DATA RECORDS:
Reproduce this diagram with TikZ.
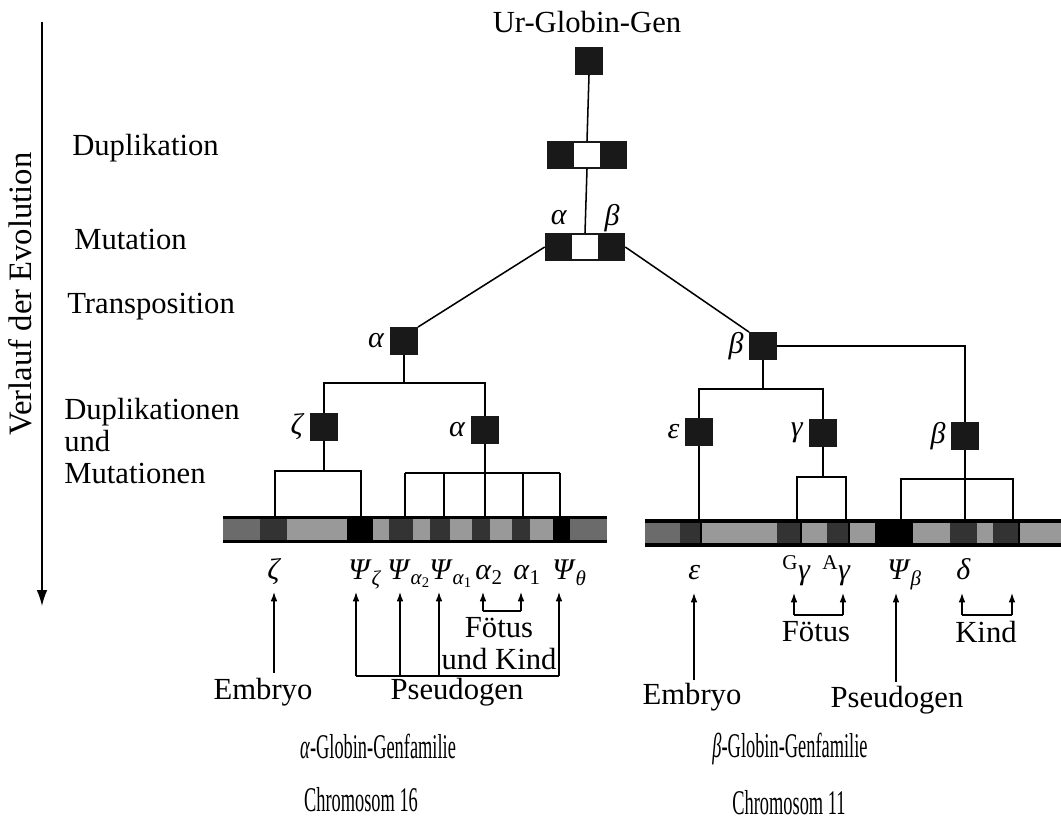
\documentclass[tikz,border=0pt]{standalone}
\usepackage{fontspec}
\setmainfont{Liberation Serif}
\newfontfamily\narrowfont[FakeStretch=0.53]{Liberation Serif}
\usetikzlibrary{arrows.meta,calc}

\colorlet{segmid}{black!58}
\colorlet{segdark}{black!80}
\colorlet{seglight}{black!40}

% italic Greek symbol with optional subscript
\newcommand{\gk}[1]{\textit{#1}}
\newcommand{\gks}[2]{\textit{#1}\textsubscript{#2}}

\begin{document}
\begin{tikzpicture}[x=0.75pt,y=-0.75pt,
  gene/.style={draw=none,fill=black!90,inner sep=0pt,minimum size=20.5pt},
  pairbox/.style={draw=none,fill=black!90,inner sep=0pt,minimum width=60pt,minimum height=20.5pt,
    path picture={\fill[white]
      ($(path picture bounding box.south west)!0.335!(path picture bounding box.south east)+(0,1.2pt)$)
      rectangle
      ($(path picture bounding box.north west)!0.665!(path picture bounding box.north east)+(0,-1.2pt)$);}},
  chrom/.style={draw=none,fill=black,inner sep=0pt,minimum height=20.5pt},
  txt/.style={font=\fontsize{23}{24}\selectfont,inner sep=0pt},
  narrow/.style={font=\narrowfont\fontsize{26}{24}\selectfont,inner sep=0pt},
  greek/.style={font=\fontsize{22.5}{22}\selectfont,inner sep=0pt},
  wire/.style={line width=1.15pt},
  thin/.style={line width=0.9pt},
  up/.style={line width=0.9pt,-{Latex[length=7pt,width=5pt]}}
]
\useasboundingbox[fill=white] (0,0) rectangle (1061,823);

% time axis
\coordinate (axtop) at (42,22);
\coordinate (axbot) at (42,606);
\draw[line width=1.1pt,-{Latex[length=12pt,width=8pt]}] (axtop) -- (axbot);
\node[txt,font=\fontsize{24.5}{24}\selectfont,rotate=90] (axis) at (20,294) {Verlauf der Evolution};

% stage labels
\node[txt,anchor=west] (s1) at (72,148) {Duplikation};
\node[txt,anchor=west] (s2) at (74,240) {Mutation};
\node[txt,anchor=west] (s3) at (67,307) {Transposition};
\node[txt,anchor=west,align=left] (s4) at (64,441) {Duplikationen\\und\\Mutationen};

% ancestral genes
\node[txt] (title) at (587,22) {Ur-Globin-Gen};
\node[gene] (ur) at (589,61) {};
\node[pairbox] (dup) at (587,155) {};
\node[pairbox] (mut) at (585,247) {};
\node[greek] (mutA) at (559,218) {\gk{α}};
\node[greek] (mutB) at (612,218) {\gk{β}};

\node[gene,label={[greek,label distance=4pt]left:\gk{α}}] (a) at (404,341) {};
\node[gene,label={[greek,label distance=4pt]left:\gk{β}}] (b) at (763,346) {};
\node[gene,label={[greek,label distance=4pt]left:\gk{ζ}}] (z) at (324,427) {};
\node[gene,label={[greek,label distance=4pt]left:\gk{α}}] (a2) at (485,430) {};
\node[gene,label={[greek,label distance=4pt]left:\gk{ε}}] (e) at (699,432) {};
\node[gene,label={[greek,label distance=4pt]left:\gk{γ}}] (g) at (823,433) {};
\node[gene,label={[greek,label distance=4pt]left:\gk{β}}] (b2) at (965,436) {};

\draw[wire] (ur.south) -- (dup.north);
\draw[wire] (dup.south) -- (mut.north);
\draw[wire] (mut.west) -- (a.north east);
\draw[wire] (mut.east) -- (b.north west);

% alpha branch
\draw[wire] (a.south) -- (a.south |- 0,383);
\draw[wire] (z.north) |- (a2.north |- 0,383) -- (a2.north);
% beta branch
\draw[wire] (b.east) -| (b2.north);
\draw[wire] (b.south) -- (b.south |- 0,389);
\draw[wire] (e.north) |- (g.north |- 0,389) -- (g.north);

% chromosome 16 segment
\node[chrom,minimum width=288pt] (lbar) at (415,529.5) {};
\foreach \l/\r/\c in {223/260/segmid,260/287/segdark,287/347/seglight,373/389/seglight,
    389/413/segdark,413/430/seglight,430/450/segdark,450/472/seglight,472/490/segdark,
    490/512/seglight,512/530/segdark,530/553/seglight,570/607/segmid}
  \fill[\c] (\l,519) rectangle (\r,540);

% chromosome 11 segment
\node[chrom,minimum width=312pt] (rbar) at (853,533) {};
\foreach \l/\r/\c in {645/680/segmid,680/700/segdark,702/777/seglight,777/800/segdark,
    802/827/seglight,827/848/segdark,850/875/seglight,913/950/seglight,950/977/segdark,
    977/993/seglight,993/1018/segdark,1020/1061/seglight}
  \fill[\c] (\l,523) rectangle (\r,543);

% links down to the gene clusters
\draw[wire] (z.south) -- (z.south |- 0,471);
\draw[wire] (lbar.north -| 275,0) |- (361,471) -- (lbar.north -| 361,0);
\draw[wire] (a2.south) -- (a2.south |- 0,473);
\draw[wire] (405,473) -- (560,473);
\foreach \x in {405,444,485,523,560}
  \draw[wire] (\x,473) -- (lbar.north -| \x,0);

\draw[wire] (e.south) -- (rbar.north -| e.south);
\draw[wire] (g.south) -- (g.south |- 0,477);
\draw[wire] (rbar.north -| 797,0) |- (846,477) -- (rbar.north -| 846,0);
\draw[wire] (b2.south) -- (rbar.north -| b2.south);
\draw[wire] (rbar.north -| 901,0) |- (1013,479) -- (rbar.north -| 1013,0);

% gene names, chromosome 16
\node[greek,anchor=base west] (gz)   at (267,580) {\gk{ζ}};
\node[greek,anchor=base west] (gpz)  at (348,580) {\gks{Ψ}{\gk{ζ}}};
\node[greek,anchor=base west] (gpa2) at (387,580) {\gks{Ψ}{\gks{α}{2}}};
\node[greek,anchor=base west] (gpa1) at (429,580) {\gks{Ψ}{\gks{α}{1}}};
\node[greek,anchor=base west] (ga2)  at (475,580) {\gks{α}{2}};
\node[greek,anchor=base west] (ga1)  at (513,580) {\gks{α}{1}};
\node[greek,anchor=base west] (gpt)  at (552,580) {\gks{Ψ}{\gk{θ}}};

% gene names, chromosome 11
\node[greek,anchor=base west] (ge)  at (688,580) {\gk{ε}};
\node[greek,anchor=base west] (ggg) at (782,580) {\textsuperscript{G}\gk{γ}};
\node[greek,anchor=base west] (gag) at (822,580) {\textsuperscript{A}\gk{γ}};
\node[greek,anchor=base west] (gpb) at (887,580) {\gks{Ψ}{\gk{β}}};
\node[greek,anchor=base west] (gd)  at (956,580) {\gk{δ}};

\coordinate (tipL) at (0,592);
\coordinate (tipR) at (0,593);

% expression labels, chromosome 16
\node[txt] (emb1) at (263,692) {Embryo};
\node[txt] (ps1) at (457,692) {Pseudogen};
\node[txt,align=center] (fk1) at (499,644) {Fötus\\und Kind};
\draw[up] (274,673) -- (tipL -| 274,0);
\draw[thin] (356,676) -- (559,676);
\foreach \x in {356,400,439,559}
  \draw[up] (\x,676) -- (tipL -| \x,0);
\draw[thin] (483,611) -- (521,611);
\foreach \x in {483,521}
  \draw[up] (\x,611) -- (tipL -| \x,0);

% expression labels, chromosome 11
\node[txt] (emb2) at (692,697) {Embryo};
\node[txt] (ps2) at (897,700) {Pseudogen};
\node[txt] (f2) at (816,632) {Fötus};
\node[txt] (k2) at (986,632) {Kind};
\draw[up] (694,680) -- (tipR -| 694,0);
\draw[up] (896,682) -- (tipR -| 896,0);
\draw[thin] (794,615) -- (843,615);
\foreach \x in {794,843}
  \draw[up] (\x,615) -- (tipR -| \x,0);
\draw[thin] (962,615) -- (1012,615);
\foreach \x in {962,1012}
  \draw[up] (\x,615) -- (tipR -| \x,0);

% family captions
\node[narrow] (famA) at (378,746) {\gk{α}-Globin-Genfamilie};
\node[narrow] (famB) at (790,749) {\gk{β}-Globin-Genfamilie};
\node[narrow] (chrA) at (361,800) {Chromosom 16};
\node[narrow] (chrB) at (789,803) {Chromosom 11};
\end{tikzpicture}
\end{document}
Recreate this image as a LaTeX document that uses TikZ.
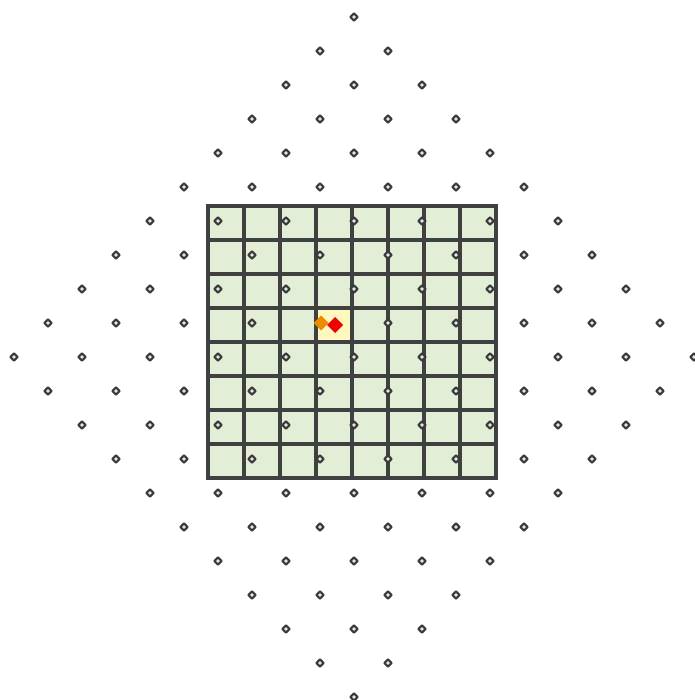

WHAT YOU ARE ASKED TO DO:
Take the lines above from the top of the records through the one with "(s4) at (64,441)" and repeat them exactly, without any pictures.

EXERCISE RESULT:
Reproduce this diagram with TikZ.
\documentclass[tikz,border=0pt]{standalone}
\usepackage{fontspec}
\setmainfont{Liberation Serif}
\newfontfamily\narrowfont[FakeStretch=0.53]{Liberation Serif}
\usetikzlibrary{arrows.meta,calc}

\colorlet{segmid}{black!58}
\colorlet{segdark}{black!80}
\colorlet{seglight}{black!40}

% italic Greek symbol with optional subscript
\newcommand{\gk}[1]{\textit{#1}}
\newcommand{\gks}[2]{\textit{#1}\textsubscript{#2}}

\begin{document}
\begin{tikzpicture}[x=0.75pt,y=-0.75pt,
  gene/.style={draw=none,fill=black!90,inner sep=0pt,minimum size=20.5pt},
  pairbox/.style={draw=none,fill=black!90,inner sep=0pt,minimum width=60pt,minimum height=20.5pt,
    path picture={\fill[white]
      ($(path picture bounding box.south west)!0.335!(path picture bounding box.south east)+(0,1.2pt)$)
      rectangle
      ($(path picture bounding box.north west)!0.665!(path picture bounding box.north east)+(0,-1.2pt)$);}},
  chrom/.style={draw=none,fill=black,inner sep=0pt,minimum height=20.5pt},
  txt/.style={font=\fontsize{23}{24}\selectfont,inner sep=0pt},
  narrow/.style={font=\narrowfont\fontsize{26}{24}\selectfont,inner sep=0pt},
  greek/.style={font=\fontsize{22.5}{22}\selectfont,inner sep=0pt},
  wire/.style={line width=1.15pt},
  thin/.style={line width=0.9pt},
  up/.style={line width=0.9pt,-{Latex[length=7pt,width=5pt]}}
]
\useasboundingbox[fill=white] (0,0) rectangle (1061,823);

% time axis
\coordinate (axtop) at (42,22);
\coordinate (axbot) at (42,606);
\draw[line width=1.1pt,-{Latex[length=12pt,width=8pt]}] (axtop) -- (axbot);
\node[txt,font=\fontsize{24.5}{24}\selectfont,rotate=90] (axis) at (20,294) {Verlauf der Evolution};

% stage labels
\node[txt,anchor=west] (s1) at (72,148) {Duplikation};
\node[txt,anchor=west] (s2) at (74,240) {Mutation};
\node[txt,anchor=west] (s3) at (67,307) {Transposition};
\node[txt,anchor=west,align=left] (s4) at (64,441) {Duplikationen\\und\\Mutationen};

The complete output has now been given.